WORK REQUIRED | Repeat every line below exactly, word for word.
•••••
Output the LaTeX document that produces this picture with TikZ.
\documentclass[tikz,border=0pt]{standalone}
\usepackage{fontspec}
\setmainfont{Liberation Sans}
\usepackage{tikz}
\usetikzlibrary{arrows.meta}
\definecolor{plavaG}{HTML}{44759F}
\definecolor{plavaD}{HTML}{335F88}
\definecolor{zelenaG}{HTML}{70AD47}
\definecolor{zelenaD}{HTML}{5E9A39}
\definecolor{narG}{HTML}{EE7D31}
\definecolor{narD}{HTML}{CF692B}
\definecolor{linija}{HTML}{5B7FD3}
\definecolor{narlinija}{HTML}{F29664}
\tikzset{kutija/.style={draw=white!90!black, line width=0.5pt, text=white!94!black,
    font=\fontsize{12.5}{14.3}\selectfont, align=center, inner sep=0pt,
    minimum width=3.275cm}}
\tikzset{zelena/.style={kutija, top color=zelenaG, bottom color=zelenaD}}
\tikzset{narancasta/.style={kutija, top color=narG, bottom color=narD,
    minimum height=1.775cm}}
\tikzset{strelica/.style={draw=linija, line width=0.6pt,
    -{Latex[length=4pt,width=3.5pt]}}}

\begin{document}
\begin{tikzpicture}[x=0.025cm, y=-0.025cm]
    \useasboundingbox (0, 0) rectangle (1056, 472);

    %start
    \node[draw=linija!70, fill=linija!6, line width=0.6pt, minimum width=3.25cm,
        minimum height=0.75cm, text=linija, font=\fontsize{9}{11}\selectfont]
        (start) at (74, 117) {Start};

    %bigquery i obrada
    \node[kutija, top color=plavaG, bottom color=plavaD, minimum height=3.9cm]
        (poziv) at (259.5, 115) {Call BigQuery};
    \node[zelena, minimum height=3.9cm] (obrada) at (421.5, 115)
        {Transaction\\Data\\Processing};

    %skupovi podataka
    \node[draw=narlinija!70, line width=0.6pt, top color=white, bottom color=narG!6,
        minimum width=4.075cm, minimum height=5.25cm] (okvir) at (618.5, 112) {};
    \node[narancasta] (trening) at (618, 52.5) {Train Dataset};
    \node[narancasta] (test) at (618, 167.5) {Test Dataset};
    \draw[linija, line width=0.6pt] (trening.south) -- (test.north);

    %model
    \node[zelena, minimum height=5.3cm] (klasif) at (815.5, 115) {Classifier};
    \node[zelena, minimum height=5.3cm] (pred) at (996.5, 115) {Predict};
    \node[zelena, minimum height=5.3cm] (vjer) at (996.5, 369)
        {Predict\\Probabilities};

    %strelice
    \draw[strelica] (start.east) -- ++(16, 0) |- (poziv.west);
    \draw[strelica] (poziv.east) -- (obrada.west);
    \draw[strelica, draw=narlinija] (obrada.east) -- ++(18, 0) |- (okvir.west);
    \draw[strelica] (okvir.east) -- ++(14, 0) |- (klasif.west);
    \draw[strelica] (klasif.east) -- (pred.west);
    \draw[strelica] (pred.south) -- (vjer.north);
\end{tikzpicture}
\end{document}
•••••
TASK OUTPUT |
Output the LaTeX document that produces this picture with TikZ.
\documentclass[tikz,border=0pt]{standalone}
\usepackage{fontspec}
\setmainfont{Liberation Sans}
\usepackage{tikz}
\usetikzlibrary{arrows.meta}
\definecolor{plavaG}{HTML}{44759F}
\definecolor{plavaD}{HTML}{335F88}
\definecolor{zelenaG}{HTML}{70AD47}
\definecolor{zelenaD}{HTML}{5E9A39}
\definecolor{narG}{HTML}{EE7D31}
\definecolor{narD}{HTML}{CF692B}
\definecolor{linija}{HTML}{5B7FD3}
\definecolor{narlinija}{HTML}{F29664}
\tikzset{kutija/.style={draw=white!90!black, line width=0.5pt, text=white!94!black,
    font=\fontsize{12.5}{14.3}\selectfont, align=center, inner sep=0pt,
    minimum width=3.275cm}}
\tikzset{zelena/.style={kutija, top color=zelenaG, bottom color=zelenaD}}
\tikzset{narancasta/.style={kutija, top color=narG, bottom color=narD,
    minimum height=1.775cm}}
\tikzset{strelica/.style={draw=linija, line width=0.6pt,
    -{Latex[length=4pt,width=3.5pt]}}}

\begin{document}
\begin{tikzpicture}[x=0.025cm, y=-0.025cm]
    \useasboundingbox (0, 0) rectangle (1056, 472);

    %start
    \node[draw=linija!70, fill=linija!6, line width=0.6pt, minimum width=3.25cm,
        minimum height=0.75cm, text=linija, font=\fontsize{9}{11}\selectfont]
        (start) at (74, 117) {Start};

    %bigquery i obrada
    \node[kutija, top color=plavaG, bottom color=plavaD, minimum height=3.9cm]
        (poziv) at (259.5, 115) {Call BigQuery};
    \node[zelena, minimum height=3.9cm] (obrada) at (421.5, 115)
        {Transaction\\Data\\Processing};

    %skupovi podataka
    \node[draw=narlinija!70, line width=0.6pt, top color=white, bottom color=narG!6,
        minimum width=4.075cm, minimum height=5.25cm] (okvir) at (618.5, 112) {};
    \node[narancasta] (trening) at (618, 52.5) {Train Dataset};
    \node[narancasta] (test) at (618, 167.5) {Test Dataset};
    \draw[linija, line width=0.6pt] (trening.south) -- (test.north);

    %model
    \node[zelena, minimum height=5.3cm] (klasif) at (815.5, 115) {Classifier};
    \node[zelena, minimum height=5.3cm] (pred) at (996.5, 115) {Predict};
    \node[zelena, minimum height=5.3cm] (vjer) at (996.5, 369)
        {Predict\\Probabilities};

    %strelice
    \draw[strelica] (start.east) -- ++(16, 0) |- (poziv.west);
    \draw[strelica] (poziv.east) -- (obrada.west);
    \draw[strelica, draw=narlinija] (obrada.east) -- ++(18, 0) |- (okvir.west);
    \draw[strelica] (okvir.east) -- ++(14, 0) |- (klasif.west);
    \draw[strelica] (klasif.east) -- (pred.west);
    \draw[strelica] (pred.south) -- (vjer.north);
\end{tikzpicture}
\end{document}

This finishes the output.